What wisdom is he sharing about what happened?
Is there are lesson to be learned from what happened?

As listeners, we don’t necessarily realize we are asking these questions. As retrievers of our knowledge from own our memory we don’t realize that we use the answers previously generated to these questions as away of labeling what we have previously experienced. But this is how it happens.

Our goal is to make computers into conversational devices that can retrieve stories from a properly indexed memory. The computer must be capable of using the index to make full or partial matches with other stories indexing in the same or similar ways.

Any corporate memory that could be used to help people make decisions would have to have indexed the stories from the company’s experts in such a way that they matched the decisions being considered at any given time. This means that, in essence the stories from the corporate memory would find you because it knew what you were doing. This is the very opposite of search.

The User's Role

In order for stories to find you, the computer must know who you are and what you are doing. Therefore, a user must be able to make it clear to the computer who he is, what he is doing at the moment, and what his concerns are, in the same language or in some method that uses the same language, that the indexing scheme employed by the computer uses.

When we tell a story to a friend, we know where that friend is, we know what his concerns are, we know is doing in life, and we know what stories we have already told him. We choose to tell a story because we understand that this listener might benefit from it, according to the model we have constructed of that listener. To be useful to people, the computer also needs to know to whom it is speaking. When Expedia or any other travel site, suggest flights to me, it acts as if it knows nothing about me and assumes that my biggest concern is the air fare (since it orders possible flights by price.) But it could know a lot about me, it just doesn’t, and iy could propose flights according to my concerns which are more about seat comfort and food and ease of transfer, then they are about price.

Viewing flight possibilities as yet another kind of story, Expedia could choose to tell a story that is relevant to me. But this would involve a different kind of technology than the search-based one that we have all gotten used to. The next generation of storytelling computers will not only have stories to tell, they will also have to know who they are talking to and have a idea about what stories that user already knows. In other words, a conversation-based machine would behave very differently than a search-based machine.

EXTRA

We have done all these things in EXTRA, a program that uses cognitive indexing to retrieve stories just in time. These stories can find a user who needs them if it knows what that user is doing. EXTRA can also serve as a system that a user can navigate to find stories of interest.

The computer’s job in EXTRA is to easily integrate new stories and self-organize its memory to make those new stories available. It is not a static system. Its intelligence is in the indexing and in its conception of matching within the indexing. Whenever you hear a story in EXTRA, EXTRA is searching to find one or more related stories to next present.
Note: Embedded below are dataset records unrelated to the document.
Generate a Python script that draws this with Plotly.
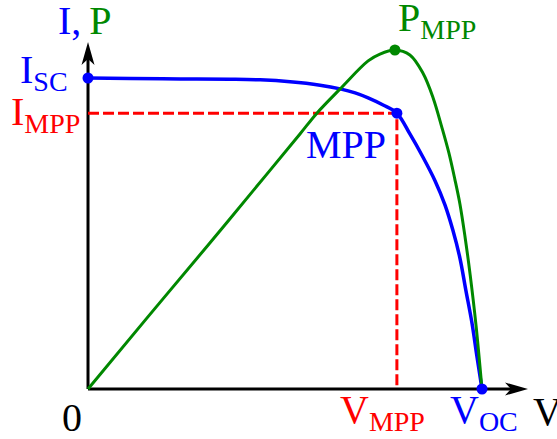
import plotly.graph_objects as go

# Normalised I-V characteristic of a solar cell (V / Voc, I / Isc)
v_iv = [0.0, 0.107, 0.234, 0.360, 0.437, 0.513, 0.589, 0.640, 0.678, 0.711,
        0.749, 0.784, 0.817, 0.850, 0.881, 0.906, 0.926, 0.944, 0.959, 0.975,
        0.987, 1.0]
i_iv = [1.0, 0.998, 0.997, 0.996, 0.994, 0.988, 0.977, 0.965, 0.952, 0.936,
        0.913, 0.887, 0.820, 0.746, 0.669, 0.592, 0.511, 0.421, 0.318, 0.209,
        0.106, 0.0]

# Power curve (same normalised voltage, arbitrary power scale)
v_p = [0.0, 0.152, 0.305, 0.454, 0.538, 0.581, 0.640, 0.711, 0.741, 0.779,
       0.817, 0.850, 0.876, 0.898, 0.916, 0.931, 0.944, 0.957, 0.970, 0.985,
       1.0]
p_p = [0.0, 0.232, 0.463, 0.691, 0.820, 0.887, 0.965, 1.055, 1.077, 1.090,
       1.074, 1.016, 0.936, 0.842, 0.759, 0.675, 0.595, 0.489, 0.367, 0.203,
       0.0]

# Characteristic points
v_mpp, i_mpp = 0.784, 0.887
v_pmax, p_max = 0.779, 1.090
v_oc, i_sc = 1.0, 1.0

BLUE, GREEN, RED = "#0000ff", "#008800", "#ff0000"
FONT = "Liberation Serif, Times New Roman, serif"
W, H = 557, 439

# axis ranges chosen so the origin sits near the lower left
x_range = [-0.2234, 1.1904]
y_range = [-0.1608, 1.2508]
x_tip, y_tip = 1.1168, 1.1158

fig = go.Figure()

# dashed guides to the maximum power point
fig.add_trace(go.Scatter(x=[0, v_mpp, v_mpp], y=[i_mpp, i_mpp, 0], mode="lines",
                         line=dict(color=RED, width=3, dash="11px,4px")))
# I-V curve
fig.add_trace(go.Scatter(x=v_iv, y=i_iv, mode="lines",
                         line=dict(color=BLUE, width=3.5, shape="spline", smoothing=1.0)))
# P-V curve
fig.add_trace(go.Scatter(x=v_p, y=p_p, mode="lines",
                         line=dict(color=GREEN, width=3, shape="spline", smoothing=1.0)))
# markers
fig.add_trace(go.Scatter(x=[0, v_mpp, v_oc], y=[i_sc, i_mpp, 0], mode="markers",
                         marker=dict(color=BLUE, size=11)))
fig.add_trace(go.Scatter(x=[v_pmax], y=[p_max], mode="markers",
                         marker=dict(color=GREEN, size=11)))

shapes = [
    dict(type="line", x0=0, y0=0, x1=0, y1=y_tip - 12 / 311,
         line=dict(color="black", width=3), layer="below"),
    dict(type="line", x0=0, y0=0, x1=x_tip - 12 / 394, y1=0,
         line=dict(color="black", width=3), layer="below"),
    dict(type="path", xsizemode="pixel", ysizemode="pixel", xanchor=0, yanchor=y_tip,
         path="M0,0 L-6.5,-23 L0,-17 L6.5,-23 Z", fillcolor="black",
         line=dict(width=0)),
    dict(type="path", xsizemode="pixel", ysizemode="pixel", xanchor=x_tip, yanchor=0,
         path="M0,0 L-23,6.5 L-17,0 L-23,-6.5 Z", fillcolor="black",
         line=dict(width=0)),
]


def label(text, px, py, color, xanchor="left", sub=False):
    # px, py: left/right edge and baseline of the label in pixels
    dx = -4 if xanchor == "left" else (3 if xanchor == "right" else 0)
    return dict(text=text, x=(px + dx) / W, y=1 - py / H, xref="paper", yref="paper",
                xanchor=xanchor, yanchor="bottom", showarrow=False,
                yshift=-14 if sub else -11,
                font=dict(family=FONT, size=40, color=color))


annotations = [
    label(f"<span style='color:{BLUE}'>I,\u2009</span><span style='color:{GREEN}'>P</span>",
          60, 34, BLUE),
    label("I<sub>SC</sub>", 67, 85, BLUE, "right", sub=True),
    label("I<sub>MPP</sub>", 79, 127, RED, "right", sub=True),
    label("0", 71.5, 431, "black", "center"),
    label("V<sub>MPP</sub>", 342, 425, RED, sub=True),
    label("V<sub>OC</sub>", 452, 425, BLUE, sub=True),
    label("V", 535, 425, "black"),
    label("P<sub>MPP</sub>", 400, 33, GREEN, sub=True),
    label("MPP", 308, 158, BLUE),
]

fig.update_layout(
    width=W, height=H, margin=dict(l=0, r=0, t=0, b=0),
    paper_bgcolor="white", plot_bgcolor="white", showlegend=False,
    xaxis=dict(range=x_range, visible=False, fixedrange=True),
    yaxis=dict(range=y_range, visible=False, fixedrange=True),
    shapes=shapes, annotations=annotations,
)

fig.write_html("out.html")
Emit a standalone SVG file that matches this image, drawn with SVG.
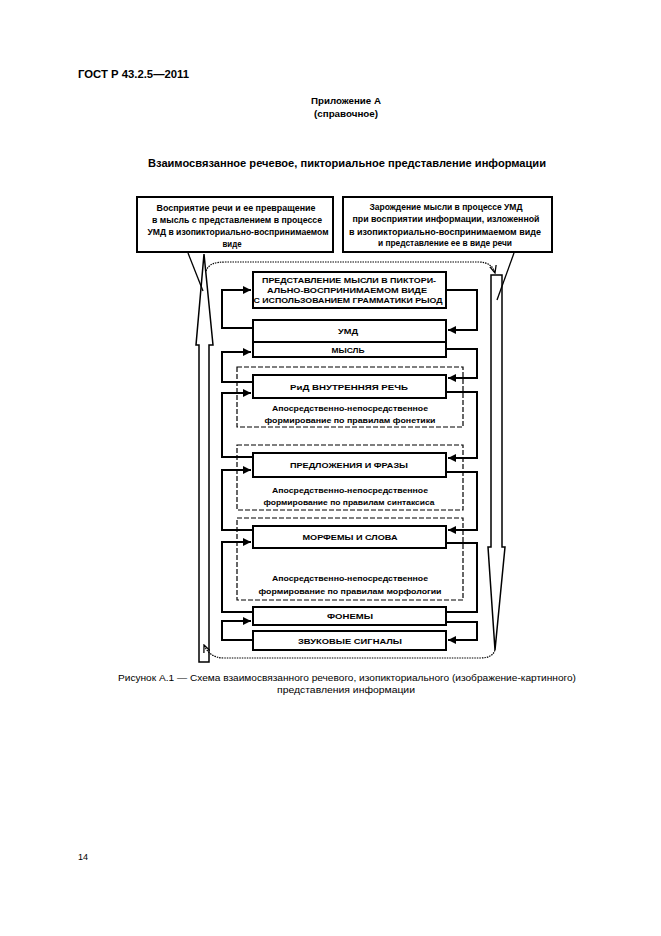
<svg xmlns="http://www.w3.org/2000/svg" width="661" height="936" viewBox="0 0 661 936">
<defs>
<style>
.t{font-family:"Liberation Sans",Arial,sans-serif;fill:#000}
.b{font-weight:bold}
.box{fill:#fff;stroke:#000;stroke-width:2}
.dash{fill:none;stroke:#000;stroke-width:1.2;stroke-dasharray:5 2}
.con{fill:none;stroke:#000;stroke-width:2}
.dot{fill:none;stroke:#000;stroke-width:1.2;stroke-dasharray:1.5 1}
.big{fill:#fff;stroke:#000;stroke-width:1.5}
.ptr{stroke:#000;stroke-width:1.3}
.bx{font-size:8px;font-weight:bold;text-anchor:middle}
.cl{font-size:8.5px;font-weight:bold;text-anchor:middle}
</style>
<marker id="ar" viewBox="0 0 8 8" refX="8" refY="4" markerWidth="4" markerHeight="4" orient="auto" markerUnits="strokeWidth">
<path d="M0,0 L8,4 L0,8 z" fill="#000"/>
</marker>
<marker id="ard" viewBox="0 0 10 10" refX="9" refY="5" markerWidth="7" markerHeight="7" orient="auto" markerUnits="strokeWidth">
<path d="M0,1 L9,5 L0,9" fill="none" stroke="#000" stroke-width="1.5"/>
</marker>
</defs>
<rect width="661" height="936" fill="#fff"/>

<g id="header">
<text class="t b" x="78" y="78" font-size="10" textLength="111" lengthAdjust="spacingAndGlyphs">ГОСТ Р 43.2.5—2011</text>
<text class="t b" x="346" y="104" font-size="8.5" text-anchor="middle" textLength="70" lengthAdjust="spacingAndGlyphs">Приложение А</text>
<text class="t b" x="346" y="117" font-size="8.5" text-anchor="middle" textLength="64" lengthAdjust="spacingAndGlyphs">(справочное)</text>
<text class="t b" x="347" y="167" font-size="10.5" text-anchor="middle" textLength="398" lengthAdjust="spacingAndGlyphs">Взаимосвязанное речевое, пикториальное представление информации</text>
</g>

<g id="big-arrows">
<polygon class="big" points="204,254 213,345 209,345 209,662 199,662 199,345 196,345"/>
<polygon class="big" points="491,275 502,275 502,547 505,547 495,650 488,547 491,547"/>
</g>

<g id="callout-left">
<rect class="box" x="137" y="197" width="196" height="55"/>
<text class="t cl" x="236" y="211" textLength="159" lengthAdjust="spacingAndGlyphs">Восприятие речи и ее превращение</text>
<text class="t cl" x="237" y="223" textLength="170" lengthAdjust="spacingAndGlyphs">в мысль с представлением в процессе</text>
<text class="t cl" x="238" y="235" textLength="181" lengthAdjust="spacingAndGlyphs">УМД в изопикториально-воспринимаемом</text>
<text class="t cl" x="232" y="247" textLength="19" lengthAdjust="spacingAndGlyphs">виде</text>
<line class="ptr" x1="188" y1="253" x2="203" y2="291"/>
</g>

<g id="callout-right">
<rect class="box" x="343" y="197" width="209" height="55"/>
<text class="t cl" x="446" y="210" textLength="153" lengthAdjust="spacingAndGlyphs">Зарождение мысли в процессе УМД</text>
<text class="t cl" x="446" y="222" textLength="187" lengthAdjust="spacingAndGlyphs">при восприятии информации, изложенной</text>
<text class="t cl" x="445" y="235" textLength="192" lengthAdjust="spacingAndGlyphs">в изопикториально-воспринимаемом виде</text>
<text class="t cl" x="445" y="246" textLength="134" lengthAdjust="spacingAndGlyphs">и представление ее в виде речи</text>
<line class="ptr" x1="514" y1="253" x2="497" y2="300"/>
</g>

<g id="loop">
<path class="dot" d="M206,271 C209,264 214,262 226,262 L478,262 C488,262 493,266 495,273" marker-end="url(#ard)"/>
<path class="dot" d="M495,650 C493,656 488,658 480,658 L224,658 C213,658 207,652 204,645" marker-end="url(#ard)"/>
</g>

<g id="groups">
<rect class="dash" x="237" y="367" width="226" height="60"/>
<rect class="dash" x="237" y="445" width="226" height="65"/>
<rect class="dash" x="237" y="518" width="226" height="82"/>
</g>

<g id="connectors">
<path class="con" d="M253,328 H222 V290 H251" marker-end="url(#ar)"/>
<path class="con" d="M253,382 H222 V352 H251" marker-end="url(#ar)"/>
<path class="con" d="M253,457 H222 V393 H251" marker-end="url(#ar)"/>
<path class="con" d="M253,530 H222 V470 H251" marker-end="url(#ar)"/>
<path class="con" d="M253,612 H222 V542 H251" marker-end="url(#ar)"/>
<path class="con" d="M253,640 H222 V621 H251" marker-end="url(#ar)"/>
<path class="con" d="M446,290 H477 V330 H448" marker-end="url(#ar)"/>
<path class="con" d="M446,349 H477 V378 H448" marker-end="url(#ar)"/>
<path class="con" d="M446,392 H477 V458 H448" marker-end="url(#ar)"/>
<path class="con" d="M446,472 H477 V530 H448" marker-end="url(#ar)"/>
<path class="con" d="M446,543 H477 V612 H446"/>
<path class="con" d="M446,622 H477 V640 H448" marker-end="url(#ar)"/>
</g>

<g id="node-picto">
<rect class="box" x="253" y="272" width="193" height="36"/>
<text class="t bx" x="349" y="283" textLength="174" lengthAdjust="spacingAndGlyphs">ПРЕДСТАВЛЕНИЕ МЫСЛИ В ПИКТОРИ-</text>
<text class="t bx" x="347" y="293" textLength="160" lengthAdjust="spacingAndGlyphs">АЛЬНО-ВОСПРИНИМАЕМОМ ВИДЕ</text>
<text class="t bx" x="348" y="303" textLength="189" lengthAdjust="spacingAndGlyphs">С ИСПОЛЬЗОВАНИЕМ ГРАММАТИКИ РЫОД</text>
</g>
<g id="node-umd">
<rect class="box" x="253" y="320" width="193" height="22"/>
<text class="t bx" x="348" y="334" textLength="20" lengthAdjust="spacingAndGlyphs">УМД</text>
</g>
<g id="node-mysl">
<rect class="box" x="253" y="342" width="193" height="15"/>
<text class="t bx" x="348" y="353" textLength="33" lengthAdjust="spacingAndGlyphs">МЫСЛЬ</text>
</g>
<g id="node-rid">
<rect class="box" x="253" y="375" width="193" height="23"/>
<text class="t bx" x="349" y="390" textLength="118" lengthAdjust="spacingAndGlyphs">РиД ВНУТРЕННЯЯ РЕЧЬ</text>
<text class="t bx" x="350" y="411" font-weight="normal" textLength="156" lengthAdjust="spacingAndGlyphs">Апосредственно-непосредственное</text>
<text class="t bx" x="350" y="423" font-weight="normal" textLength="171" lengthAdjust="spacingAndGlyphs">формирование по правилам фонетики</text>
</g>
<g id="node-phrases">
<rect class="box" x="253" y="453" width="193" height="24"/>
<text class="t bx" x="349" y="468" textLength="118" lengthAdjust="spacingAndGlyphs">ПРЕДЛОЖЕНИЯ И ФРАЗЫ</text>
<text class="t bx" x="350" y="493" font-weight="normal" textLength="156" lengthAdjust="spacingAndGlyphs">Апосредственно-непосредственное</text>
<text class="t bx" x="349" y="505" font-weight="normal" textLength="171" lengthAdjust="spacingAndGlyphs">формирование по правилам синтаксиса</text>
</g>
<g id="node-morph">
<rect class="box" x="253" y="526" width="193" height="22"/>
<text class="t bx" x="350" y="540" textLength="95" lengthAdjust="spacingAndGlyphs">МОРФЕМЫ И СЛОВА</text>
<text class="t bx" x="350" y="581" font-weight="normal" textLength="156" lengthAdjust="spacingAndGlyphs">Апосредственно-непосредственное</text>
<text class="t bx" x="350" y="594" font-weight="normal" textLength="183" lengthAdjust="spacingAndGlyphs">формирование по правилам морфологии</text>
</g>
<g id="node-phonemes">
<rect class="box" x="253" y="607" width="193" height="18"/>
<text class="t bx" x="350" y="619" textLength="46" lengthAdjust="spacingAndGlyphs">ФОНЕМЫ</text>
</g>
<g id="node-sounds">
<rect class="box" x="253" y="631" width="193" height="19"/>
<text class="t bx" x="350" y="644" textLength="104" lengthAdjust="spacingAndGlyphs">ЗВУКОВЫЕ СИГНАЛЫ</text>
</g>

<g id="caption">
<text class="t" x="347" y="681" font-size="8.5" text-anchor="middle" textLength="458" lengthAdjust="spacingAndGlyphs">Рисунок  А.1 — Схема взаимосвязанного речевого, изопикториального (изображение-картинного)</text>
<text class="t" x="346" y="693" font-size="8.5" text-anchor="middle" textLength="138" lengthAdjust="spacingAndGlyphs">представления информации</text>
<text class="t" x="78" y="860" font-size="9">14</text>
</g>
</svg>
EXTRA gets smarter over time. Each story it receives is entered into memory and automatically connected to similar stories. The role of the human in EXTRA is simply to index the story. EXTRA does the rest.

This allows the creation of a true alternative to keyword-based search. Stories are searched for by their conversational relevance which is measured by the closeness of fit of their indices.

EXTRA is meant to capture the corporate memory of any large company with experts who rarely meet each other or who may retire or quit. Corporate Memory cannot be captured by a set of dull documents that no one reads or a set of hour long interviews that no one will ever watch.